FV A Biblioteca de Valinhos completa 55 anos no dia 16 de janeiro. Qual a sua principal lembrança sobre o aniversário da biblioteca e o que essa data significa para a senhora?
ROSE São muitas lembranças ao longo dos 37 anos à frente da Biblioteca como a presença do internacional Flávio de Carvalho no prédio do Largo São Sebastião, do Palhaço Arrelia, a parceria com a Secretaria de Cultura e Turismo para a escolha do Concurso do Hino Oficial de Valinhos, além da implantação da Hora do Conto, e tantos outros inúmeros eventos. Vale salientar que as primeiras reuniões da Nova Escola, hoje Colégio Inovati aconteceram na Biblioteca e fomos nós, Pedro Celso Alves e eu que pedimos o terreno onde está a escola para a querida e saudosa Heloisa de Carvalho.
FV A senhora acompanhou a evolução da biblioteca por décadas. Na sua visão, quais foram as mudanças mais significativas ao longo dos anos e como a biblioteca se adaptou à chegada da tecnologia e da internet?
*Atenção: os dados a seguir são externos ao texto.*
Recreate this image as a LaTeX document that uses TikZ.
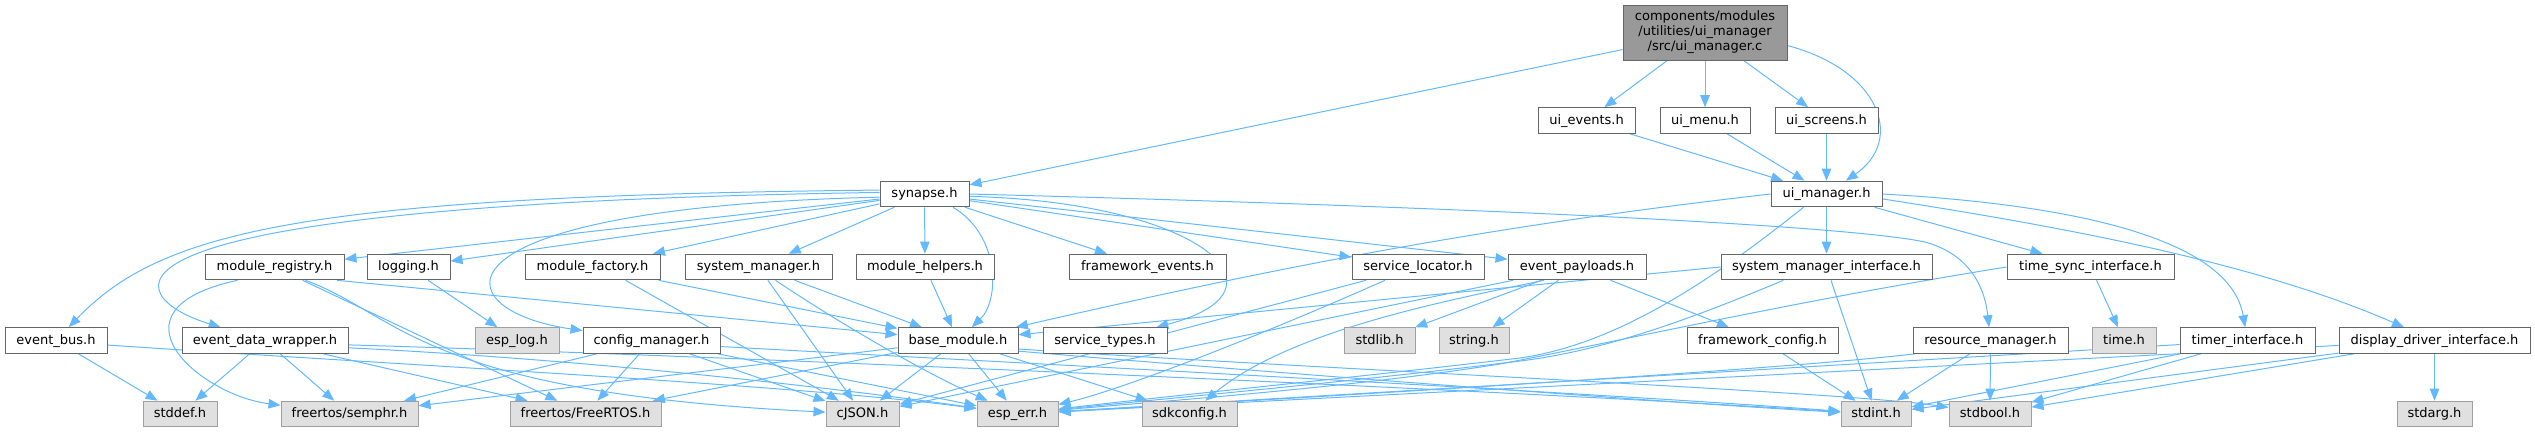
\documentclass[tikz,border=0pt]{standalone}
\usepackage{fontspec}
\setmainfont{DejaVu Sans}
\usetikzlibrary{arrows.meta}
\definecolor{edgec}{HTML}{63B8FF}
\definecolor{bordc}{HTML}{666666}
\definecolor{extb}{HTML}{A0A0A0}
\definecolor{extf}{HTML}{E0E0E0}
\definecolor{topf}{HTML}{999999}
\pgfdeclarelayer{edgelayer}
\pgfsetlayers{edgelayer,main}
\begin{document}
\begin{tikzpicture}[x=1pt,y=-1pt,
  box/.style={draw=bordc, fill=white, line width=1pt, inner sep=0pt, minimum height=25.6pt, text height=9.6pt, text depth=2.6pt, font=\fontsize{13}{15}\selectfont},
  ext/.style={box, draw=extb, fill=extf},
  topbox/.style={draw=bordc, fill=topf, line width=1pt, inner sep=0pt, minimum height=55pt, align=center, font=\fontsize{13}{15}\selectfont},
  dep/.style={draw=edgec, line width=1pt, -{Triangle[length=12pt,width=9.5pt]}}]
\useasboundingbox (0,0) rectangle (2535,432);
% row 0
\node[topbox, minimum width=164] (top) at (1705,32.5) {components/modules\\/utilities/ui\_manager\\/src/ui\_manager.c};
% row 1
\node[box, minimum width=97] (uievents) at (1586.5,120.5) {ui\_events.h};
\node[box, minimum width=90] (uimenu) at (1705,120.5) {ui\_menu.h};
\node[box, minimum width=103] (uiscreens) at (1826.5,120.5) {ui\_screens.h};
% row 2
\node[box, minimum width=89] (synapse) at (924.5,194) {synapse.h};
\node[box, minimum width=111] (uimanager) at (1826.5,194) {ui\_manager.h};
% row 3
\node[box, minimum width=139] (modreg) at (274.5,267) {module\_registry.h};
\node[box, minimum width=83] (logging) at (408.5,267) {logging.h};
\node[box, minimum width=135] (modfactory) at (592.5,267) {module\_factory.h};
\node[box, minimum width=147] (sysmgr) at (758.5,267) {system\_manager.h};
\node[box, minimum width=138] (modhelpers) at (925,267) {module\_helpers.h};
\node[box, minimum width=157] (fwevents) at (1147.5,267) {framework\_events.h};
\node[box, minimum width=132] (svcloc) at (1418,267) {service\_locator.h};
\node[box, minimum width=138] (evpay) at (1577,267) {event\_payloads.h};
\node[box, minimum width=211] (smiface) at (1826.5,267) {system\_manager\_interface.h};
\node[box, minimum width=167] (timesync) at (2090.5,267) {time\_sync\_interface.h};
% row 4
\node[box, minimum width=102] (eventbus) at (56,340.5) {event\_bus.h};
\node[box, minimum width=166] (evdw) at (265,340.5) {event\_data\_wrapper.h};
\node[ext, minimum width=84] (esplog) at (517,340.5) {esp\_log.h};
\node[box, minimum width=137] (cfgmgr) at (651.5,340.5) {config\_manager.h};
\node[box, minimum width=120] (basemod) at (958,340.5) {base\_module.h};
\node[box, minimum width=124] (svctypes) at (1105,340.5) {service\_types.h};
\node[ext, minimum width=71] (stdlib) at (1379.5,340.5) {stdlib.h};
\node[ext, minimum width=70] (stringh) at (1474,340.5) {string.h};
\node[box, minimum width=151] (fwconfig) at (1762.5,340.5) {framework\_config.h};
\node[box, minimum width=155] (resmgr) at (1990.5,340.5) {resource\_manager.h};
\node[ext, minimum width=64] (timeh) at (2124,340.5) {time.h};
\node[box, minimum width=135] (timer) at (2247.5,340.5) {timer\_interface.h};
\node[box, minimum width=191] (display) at (2434.5,340.5) {display\_driver\_interface.h};
% row 5
\node[ext, minimum width=74] (stddef) at (180,414) {stddef.h};
\node[ext, minimum width=137] (semphr) at (349.5,414) {freertos/semphr.h};
\node[ext, minimum width=151] (freertos) at (585.5,414) {freertos/FreeRTOS.h};
\node[ext, minimum width=73] (cjson) at (862.5,414) {cJSON.h};
\node[ext, minimum width=81] (esperr) at (1017.5,414) {esp\_err.h};
\node[ext, minimum width=95] (sdkconfig) at (1189.5,414) {sdkconfig.h};
\node[ext, minimum width=70] (stdint) at (1876,414) {stdint.h};
\node[ext, minimum width=82] (stdbool) at (1990,414) {stdbool.h};
\node[ext, minimum width=75] (stdarg) at (2434.5,414) {stdarg.h};

\begin{pgfonlayer}{edgelayer}
% ui_manager.c
\draw[dep] (top) -- (synapse);
\draw[dep] (top) -- (uievents);
\draw[dep] (top) -- (uimenu);
\draw[dep] (top) -- (uiscreens);
\draw[dep] (top.-9) .. controls (1880,70) and (1905,140) .. (uimanager);
\draw[dep] (uievents) -- (uimanager);
\draw[dep] (uimenu) -- (uimanager);
\draw[dep] (uiscreens) -- (uimanager);
% synapse.h
\draw[dep] (synapse) -- (modreg);
\draw[dep] (synapse) -- (logging);
\draw[dep] (synapse) -- (modfactory);
\draw[dep] (synapse) -- (sysmgr);
\draw[dep] (synapse) -- (modhelpers);
\draw[dep] (synapse) -- (fwevents);
\draw[dep] (synapse) -- (svcloc);
\draw[dep] (synapse) -- (evpay);
\draw[dep] (synapse.175) .. controls (300,196) and (160,232) .. (eventbus);
\draw[dep] (synapse.178) .. controls (30,205) and (130,300) .. (evdw);
\draw[dep] (synapse.184) .. controls (420,208) and (440,310) .. (cfgmgr);
\draw[dep] (synapse.-25) .. controls (1000,235) and (1000,300) .. (basemod);
\draw[dep] (synapse.-3) .. controls (1200,202) and (1300,290) .. (svctypes);
\draw[dep] (synapse.east) .. controls (1500,208) and (1850,226) .. (1925,242) .. controls (1972,255) and (1985,290) .. (resmgr);
% ui_manager.h
\draw[dep] (uimanager.west) .. controls (1500,225) and (1300,262) .. (basemod);
\draw[dep] ([xshift=-23pt]uimanager.south) .. controls (1700,290) and (1610,345) .. (1520,358) .. controls (1350,378) and (1150,398) .. (esperr);
\draw[dep] (uimanager) -- (smiface);
\draw[dep] (uimanager) -- (timesync);
\draw[dep] (uimanager.east) .. controls (2080,205) and (2230,240) .. (timer);
\draw[dep] (uimanager.-5) .. controls (2050,225) and (2250,260) .. (display);
% module_registry.h
\draw[dep] (modreg.-12) -- (basemod);
\draw[dep] ([xshift=-37pt]modreg.south) .. controls (100,310) and (200,395) .. (semphr);
\draw[dep] (modreg) -- (freertos);
\draw[dep] ([xshift=31pt]modreg.south) .. controls (400,315) and (420,392) .. (cjson);
% logging.h
\draw[dep] (logging) -- (esplog);
% module_factory.h
\draw[dep] (modfactory) -- (basemod);
\draw[dep] ([xshift=33pt]modfactory.south) -- (cjson);
% system_manager.h
\draw[dep] (sysmgr) -- (basemod);
\draw[dep] (sysmgr) -- (cjson);
\draw[dep] ([xshift=17pt]sysmgr.south) .. controls (850,330) and (930,375) .. (esperr);
% module_helpers.h
\draw[dep] (modhelpers) -- (basemod);
% service_locator.h
\draw[dep] ([xshift=-52pt]svcloc.south) -- (cjson);
\draw[dep] ([xshift=-33pt]svcloc.south) .. controls (1250,340) and (1120,390) .. (esperr);
% event_payloads.h
\draw[dep] (evpay) -- (stdlib);
\draw[dep] (evpay) -- (stringh);
\draw[dep] (evpay) -- (fwconfig);
\draw[dep] ([xshift=-64pt]evpay.south) -- (cjson);
\draw[dep] ([xshift=-33pt]evpay.south) .. controls (1450,300) and (1290,330) .. (sdkconfig);
% system_manager_interface.h
\draw[dep] (smiface) -- (stdint);
\draw[dep] (smiface.west) -- (basemod);
\draw[dep] ([xshift=-43pt]smiface.south) .. controls (1700,315) and (1610,350) .. (1520,361) .. controls (1350,382) and (1150,400) .. (esperr);
% time_sync_interface.h
\draw[dep] (timesync) -- (timeh);
\draw[dep] (timesync.west) .. controls (1800,300) and (1600,345) .. (1500,364) .. controls (1350,388) and (1150,402) .. (esperr);
% framework_config.h
\draw[dep] (fwconfig) -- (stdint);
% event_bus.h
\draw[dep] (eventbus) -- (stddef);
\draw[dep] (eventbus.-5) .. controls (400,365) and (800,385) .. (esperr);
% event_data_wrapper.h
\draw[dep] (evdw) -- (stddef);
\draw[dep] (evdw) -- (semphr);
\draw[dep] (evdw) -- (freertos);
\draw[dep] (evdw.-5) .. controls (600,360) and (850,390) .. (esperr);
\draw[dep] (evdw.-3) .. controls (700,355) and (1500,390) .. (stdint);
% config_manager.h
\draw[dep] (cfgmgr) -- (semphr);
\draw[dep] (cfgmgr) -- (freertos);
\draw[dep] (cfgmgr) -- (cjson);
\draw[dep] (cfgmgr) -- (esperr);
\draw[dep] (cfgmgr.-5) .. controls (1000,362) and (1600,393) .. (stdint);
% base_module.h
\draw[dep] (basemod) -- (cjson);
\draw[dep] (basemod) -- (esperr);
\draw[dep] (basemod) -- (sdkconfig);
\draw[dep] (basemod) -- (freertos);
\draw[dep] (basemod) -- (semphr);
\draw[dep] (basemod.-10) .. controls (1300,375) and (1700,405) .. (stdint);
\draw[dep] (basemod.-8) .. controls (1300,368) and (1850,392) .. (stdbool);
% resource_manager.h
\draw[dep] (resmgr) -- (stdint);
\draw[dep] (resmgr) -- (stdbool);
\draw[dep] (resmgr.-170) .. controls (1780,370) and (1300,398) .. (esperr);
% timer_interface.h
\draw[dep] (timer) -- (stdint);
\draw[dep] (timer) -- (stdbool);
\draw[dep] (timer) -- (esperr);
% display_driver_interface.h
\draw[dep] (display) -- (stdarg);
\draw[dep] (display) -- (stdint);
\draw[dep] (display) -- (stdbool);
\draw[dep] (display) -- (esperr);
\end{pgfonlayer}
\end{tikzpicture}
\end{document}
ROSE Quando me aposentei foi a época que chegaram os primeiros computadores. Assim foi muito pequena a minha participação nessas novas tecnologias. Minha grande companheira foi a boa e velha máquina de escrever. Muitos afirmaram que a chegada da era digital iria acabar com os livros impressos. Apesar da diminuição considerável do prelo, o livro impresso é maravilhoso, folhear suas páginas, sentir o cheiro do livro novo e percorrer as estantes das bibliotecas e até mesmo bons sebos, só nos deu grandes alegrias.
FV Qual a mensagem mais importante que a senhora gostaria de deixar para os jovens de hoje, que têm acesso a um universo de informações digitais, sobre a importância da leitura e do livro físico?
ROSE Antes de encerrar quero agradecer aos vários funcionários e patrulheiros que passaram ao longo dos anos pela Biblioteca Pública Municipal Dr. Mário Correa Louzada. Não vou citar nomes, pois certamente irei esquecer de alguns, mas tenham certeza uma equipe maravilhosa ao logo dos anos nos acompanhou.
O mundo passou por inúmeras transformações, especialmente na era digital, mas somente a educação transforma as pessoas e diminui as desigualdades sociais. “A leitura é para o intelecto o que o exercício é para o corpo“ Josep Addison.